Como entender, então, a profusão de obituários que têm pululado nas últimas horas, cheios de loas a Fidel – ou, no mínimo, de um relativismo moral absurdo, ao apontar para conquistas cubanas na educação, na saúde ou na redução da desigualdade? Por que tantos artistas, políticos e intelectuais relativizam uma tirania sanguinária em nome de “conquistas sociais”?

Não dá para reduzir a mortalidade infantil em regime de liberdade, como fizeram tantos outros países, inclusive o Brasil? Acaso um governo está autorizado a instituir o paredón só porque erradicou o analfabetismo? Ora, de tal argumento deriva, logicamente, uma justificativa até do genocídio – tanto a Alemanha nazista quanto a União Soviética stalinista eram sociedades “igualitárias”, sem analfabetos.

A única explicação plausível para o fascínio renitente com Fidel está num fóssil da Guerra Fria, sobre o qual se assenta até hoje a disputa política na América Latina. Se algo, além da busca pelo poder a todo custo, definia a ideologia de Fidel, foi a oposição visceral aos Estados Unidos. Ele não aprovou nem mesmo o restabelecimento recente de relações, promovido por seu irmão, Raúl Castro, e pelo presidente Barack Obama.

É curioso, pois Fidel conhecia bem o país, quase foi profissional de beisebol lá, adorava Coca-cola e lançou mão de um jornalista célebre do New York Times, Herbert Matthews, para projetar a imagem de sua guerrilha pelo mundo, antes de tomar o poder do ditador Fulgêncio Batista em no réveillon de 1959. Visitou os Estados Unidos depois da revolução e posou de moderno para o então vice-presidente, Richard Nixon (na foto acima, do cubano Alberto Korda, Fidel visita o zoológico do Bronx em 1959).

Mas persistia, apesar de tudo, a dor-de-cotovelo. Aquela mesma que desperta um ódio inexplicável em tantos habitantes dos países ao sul do Rio Grande. Eles deram certo, nós não. Eles são ricos, nós não. Eles são poderosos, nós não. Eles têm a bomba atômica, nós não. Pura inveja. Mas Cuba, a pequena Cuba, ah, a Cuba de Fidel, esse paiseco a cento e poucos quilômetros de Miami, Cuba lhes dará uma lição…

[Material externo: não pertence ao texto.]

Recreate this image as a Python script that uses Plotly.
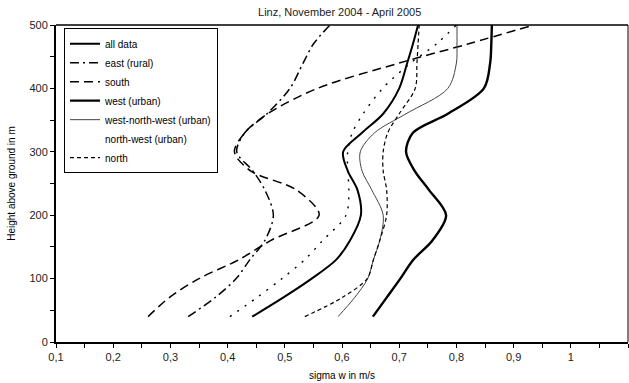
import plotly.graph_objects as go

# Heights above ground (m) at which sigma w profiles are sampled
heights = [40, 70, 100, 130, 160, 200, 240, 270, 300, 330, 360, 400, 440, 470, 500]

# sigma w (m/s) per wind sector
all_data = [0.443, 0.497, 0.547, 0.59, 0.614, 0.633, 0.627, 0.61, 0.602, 0.635, 0.672, 0.70, 0.714, 0.724, 0.733]
east_rural = [0.331, 0.378, 0.415, 0.439, 0.465, 0.48, 0.465, 0.444, 0.416, 0.43, 0.469, 0.509, 0.532, 0.55, 0.579]
south = [0.261, 0.298, 0.35, 0.42, 0.475, 0.56, 0.52, 0.44, 0.412, 0.43, 0.47, 0.557, 0.70, 0.82, 0.935]
west_urban = [0.654, 0.678, 0.702, 0.725, 0.758, 0.782, 0.752, 0.727, 0.712, 0.724, 0.785, 0.848, 0.859, 0.861, 0.862]
wnw_urban = [0.593, 0.622, 0.645, 0.655, 0.666, 0.672, 0.652, 0.635, 0.632, 0.657, 0.712, 0.785, 0.80, 0.801, 0.801]
nw_urban = [0.404, 0.451, 0.495, 0.535, 0.566, 0.607, 0.612, 0.61, 0.61, 0.618, 0.637, 0.671, 0.72, 0.765, 0.80]
north = [0.535, 0.60, 0.644, 0.655, 0.666, 0.678, 0.678, 0.672, 0.672, 0.68, 0.70, 0.728, 0.731, 0.733, 0.735]

x_tickvals = [0.1, 0.2, 0.3, 0.4, 0.5, 0.6, 0.7, 0.8, 0.9, 1.0, 1.1]
x_ticktext = ["0,1", "0,2", "0,3", "0,4", "0,5", "0,6", "0,7", "0,8", "0,9", "1", "1"]
y_tickvals = [0, 100, 200, 300, 400, 500]

FONT = "Arial, Liberation Sans, sans-serif"

series = [
    ("all data", all_data, dict(color="black", width=2.0, dash="solid"), True),
    ("east (rural)", east_rural, dict(color="black", width=1.5, dash="9px,4px,2px,4px"), True),
    ("south", south, dict(color="black", width=1.5, dash="9px,5px"), True),
    ("west (urban)", west_urban, dict(color="black", width=2.4, dash="solid"), True),
    ("west-north-west (urban)", wnw_urban, dict(color="#444444", width=1.0, dash="solid"), True),
    ("north-west (urban)", nw_urban, dict(color="black", width=1.4, dash="2px,7px"), False),
    ("north", north, dict(color="black", width=1.2, dash="4px,3px"), True),
]

fig = go.Figure()
for name, vals, line, show in series:
    fig.add_trace(go.Scatter(
        x=vals, y=heights, mode="lines", name=name,
        line=dict(shape="spline", smoothing=0.9, **line),
        showlegend=show, legendrank=len(fig.data) + 1,
    ))
    if not show:
        # legend entry without a visible line sample
        fig.add_trace(go.Scatter(
            x=[None], y=[None], mode="lines", name=name,
            line=dict(color="rgba(0,0,0,0)", width=1),
            legendrank=len(fig.data),
        ))

fig.update_layout(
    width=629, height=383,
    margin=dict(l=56, r=1, t=25, b=41),
    paper_bgcolor="white", plot_bgcolor="white",
    font=dict(family=FONT, size=11, color="black"),
    title=dict(text="Linz, November 2004 - April 2005", x=0.54, xanchor="center",
               y=0.968, yanchor="middle", font=dict(family=FONT, size=11, color="#222")),
    showlegend=True,
    legend=dict(x=0.014, y=0.99, xanchor="left", yanchor="top",
                bgcolor="white", bordercolor="black", borderwidth=1,
                font=dict(family=FONT, size=10, color="black"),
                tracegroupgap=0, itemwidth=30, traceorder="normal"),
)

fig.update_xaxes(
    range=[0.1, 1.1], tickvals=x_tickvals, ticktext=x_ticktext,
    ticks="outside", ticklen=4, tickwidth=1, tickcolor="black",
    minor=dict(dtick=0.05, tick0=0.1, ticks="outside", ticklen=4, tickcolor="black", showgrid=False),
    showline=True, linewidth=2, linecolor="black", showgrid=False, zeroline=False,
    title=dict(text="sigma w in m/s", font=dict(family=FONT, size=10), standoff=10),
    tickfont=dict(family=FONT, size=11, color="#222"),
)
fig.update_yaxes(
    range=[0, 500], tickvals=y_tickvals,
    ticks="outside", ticklen=4, tickwidth=1, tickcolor="black",
    minor=dict(dtick=50, tick0=0, ticks="outside", ticklen=4, tickcolor="black", showgrid=False),
    showline=True, linewidth=2, linecolor="black", showgrid=False, zeroline=False,
    title=dict(text="Height above ground in m", font=dict(family=FONT, size=10), standoff=12),
    tickfont=dict(family=FONT, size=11, color="#222"),
)

# top and right frame of the plotting area
fig.add_shape(type="line", xref="paper", yref="paper", x0=0, x1=1, y0=1, y1=1,
              line=dict(color="black", width=1.5))
fig.add_shape(type="line", xref="paper", yref="paper", x0=1, x1=1, y0=0, y1=1,
              line=dict(color="black", width=1))

fig.write_html("out.html")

Pois é o anti-americanismo tosco, nada mais, que move a simpatia de tanta gente por Fidel. Não apenas líderes como o finado Hugo Chávez ou o nosso Luiz Inácio Lula da Silva. Mas escritores como Gabriel García-Márquez, cantores como Chico Buarque, jornalistas como Fernando Morais, atores, professores universitários, cientistas – todos de indiscutível excelência em suas áreas de atuação, todos seduzidos pela lábia carismática do tirano cubano.

Em termos econômicos ou mesmo sociais, Cuba é um exemplo patético. Em termos políticos, tudo o que se espera agora é o fim da ditadura. Cubanos precisam viver num regime de liberdades plenas, democracia, com eleições, imprensa livre e economia de mercado. Nunca é tarde para começar. O povo cubano, culturalmente tão próximo de nós, só tem a ganhar. Precisará agora da ajuda de todos – sobretudo dos Estados Unidos.